The Hill has reached out to Clean Elections USA for comment.

On Monday, Jennings wrote on her Truth Social that she wasn’t trying to “stop” anyone from voting and voters were “most welcome to drop off a ballot.”

“We want your vote to count. We want your vote to not be watered down by a lot of fake votes, democrat or republican,” she said. “We are here to protect your freedom.”

Clean Elections USA describes itself as a “grassroots organization made up of law abiding patriots whose goal it is to preserve the integrity of our elections.”

Over the weekend, Maricopa County officials raised the alarm about vigilantes dressed in tactical gear intimidating voters at the ballot box.
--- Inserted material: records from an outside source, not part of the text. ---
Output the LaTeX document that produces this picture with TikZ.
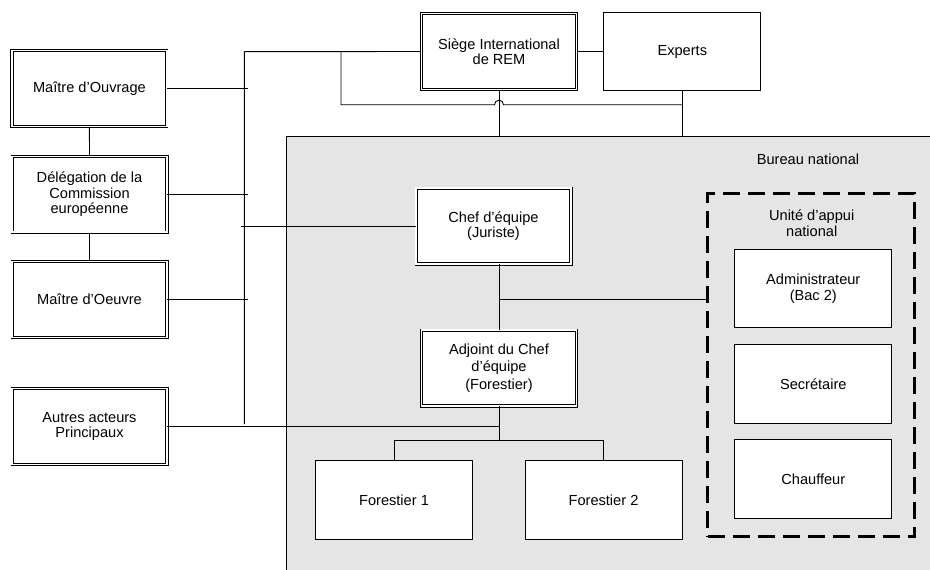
\documentclass[tikz,border=0pt]{standalone}
\usepackage{fontspec}
\setmainfont{Liberation Sans}
\begin{document}
\begin{tikzpicture}[x=1pt,y=-1pt,
  line/.style={line width=0.9pt},
  txt/.style={font=\fontsize{14.6}{15.5}\selectfont, align=center, inner sep=0pt},
  sbox/.style={txt, draw, fill=white, line width=0.9pt, minimum width=157pt, minimum height=78.2pt},
  dbox/.style={txt, draw, fill=white, double=white, double distance=1.6pt, line width=0.8pt, minimum width=154.8pt, minimum height=75.8pt},
  unitbox/.style={draw, line width=3pt, dash pattern=on 17pt off 8pt, inner sep=0pt, minimum width=206.7pt, minimum height=343.6pt}
]
\useasboundingbox (0,0) rectangle (930,570);
\clip (0,0) rectangle (930,570);

% Bureau national area
\node[fill=black!10, draw, line width=0.9pt, inner sep=0pt, minimum width=660pt, minimum height=450pt, anchor=north west] (bn) at (286,135.5) {};
\node[txt] (bnl) at (808,159.3) {Bureau national};

% unit box
\node[unitbox, anchor=north west] (ua) at (706,191.7) {};
\node[txt] (ual) at (811.7,223) {Unité d’appui\\national};

% boxes
\node[dbox] (sieg) at (499,51.5) {Siège International\\de REM};
\node[sbox] (exp) at (682.3,51.5) {Experts};
\node[dbox] (mo) at (89.4,88.5) {Maître d’Ouvrage};
\node[dbox] (del) at (89.5,194.3) {Délégation de la\\Commission\\européenne};
\node[dbox] (moe) at (89.5,299.5) {Maître d’Oeuvre};
\node[dbox] (aut) at (89.5,426.5) {Autres acteurs\\Principaux};
\node[dbox] (chef) at (493.5,226) {Chef d’équipe\\(Juriste)};
\node[dbox, font=\fontsize{14.6}{17.5}\selectfont] (adj) at (499,368) {Adjoint du Chef\\d’équipe\\(Forestier)};
\node[sbox] (f1) at (394,500) {Forestier 1};
\node[sbox] (f2) at (603.5,500) {Forestier 2};
\node[sbox] (adm) at (813.3,288.8) {Administrateur\\(Bac 2)};
\node[sbox] (sec) at (813.3,384) {Secrétaire};
\node[sbox] (chf) at (813.3,479) {Chauffeur};

% coordinates
\coordinate (bustop) at (244.3,51.7);
\coordinate (busbot) at (244.3,424);
\coordinate (tick) at (247.7,0);
\coordinate (chefl) at (241,226);
\coordinate (h1) at (341,104.7);
\coordinate (hopl) at (494.5,104.7);
\coordinate (j1) at (499,299.3);
\coordinate (fj) at (499,440.7);

% connectors
\draw[line] (sieg.east) -- (exp.west);
\draw[line] (sieg.west) -- (bustop) -- (busbot);
\draw[line] (mo.east) -- (mo.east -| tick);
\draw[line] (del.east) -- (del.east -| tick);
\draw[line] (moe.east) -- (moe.east -| tick);
\draw[line] (chefl) -- (chef.west);
\draw[line] (mo.south) -- (del.north);
\draw[line] (del.south) -- (moe.north);
\draw[line] (sieg.west -| h1) -- (h1) -- (hopl) arc[start angle=180, end angle=360, radius=4.5] -- (exp.south |- h1);
\draw[line] (sieg.south) -- (sieg.south |- bn.north);
\draw[line] (exp.south) -- (exp.south |- bn.north);
\draw[line] (adj.north |- chef.south) -- (adj.north);
\draw[line] (j1) -- (j1 -| ua.west);
\draw[line] (adj.south) -- (fj);
\draw[line] (aut.east) -- (aut.east -| fj);
\draw[line] (f1.north) -- (f1.north |- fj) -- (f2.north |- fj) -- (f2.north);
\end{tikzpicture}
\end{document}
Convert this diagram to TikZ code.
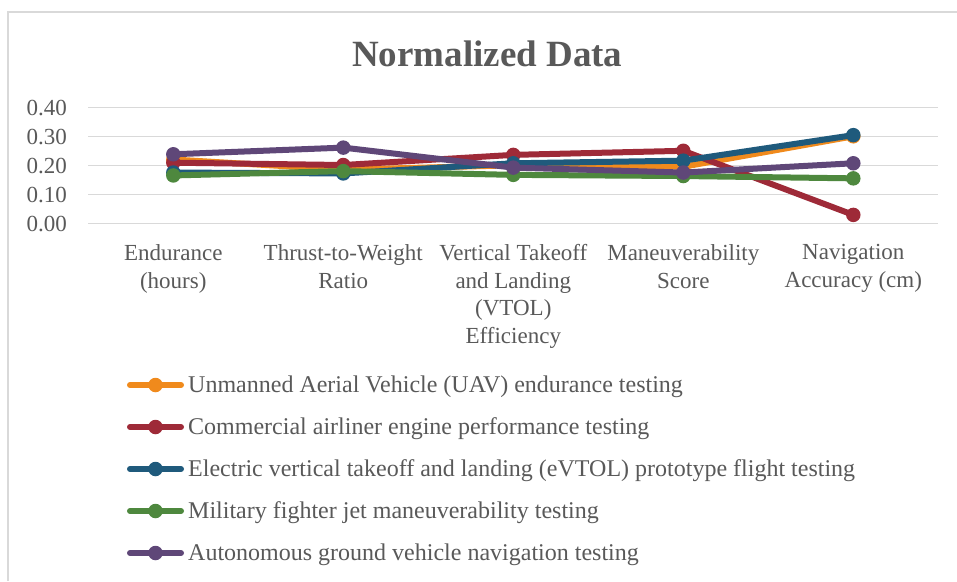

“Although monitoring and transparency in our elections is critical, voter intimidation is unlawful,” the Maricopa County Board of Supervisors chairman and the county recorder wrote in a joint statement. “For those who want to be involved in election integrity, become a poll worker or an official observer with your political party.

“Don’t dress in body armor to intimidate voters as they are legally returning their ballots,” they added.

In the lawsuit, Jennings is accused of recruiting and encouraging supporters to photograph, monitor and record voters at drop boxes, citing a conspiracy theory that so-called mules are depositing forged absentee ballots and depositing them in drop boxes.

The conservative documentary “2000 Mules” popularized the theory of stuffing ballot boxes and falsely claimed widespread fraud in the 2020 election.

Jennings is a believer in the “2000 Mules” documentary and is promoting the ballot watching campaign through the #Dropboxinitiative2022 on Truth Social, according to the lawsuit and posts on her account.

In one post shared in the complaint, Jennings allegedly instructs followers to go out in groups of at least eight people, which she said was the best method to capture “mules” on camera to “make them shrink back into the darkness.”

Voters have filed complaints with the Arizona secretary of state regarding the acts of intimidation.

One voter said they were intimidated at a ballot box in Phoenix by “camo clad people” who took pictures of them and their license plate, according to the lawsuit.

Jennings has called for more ballot watchers in California, Washington, Nevada, Illinois, New York and other states, according to posts on her account.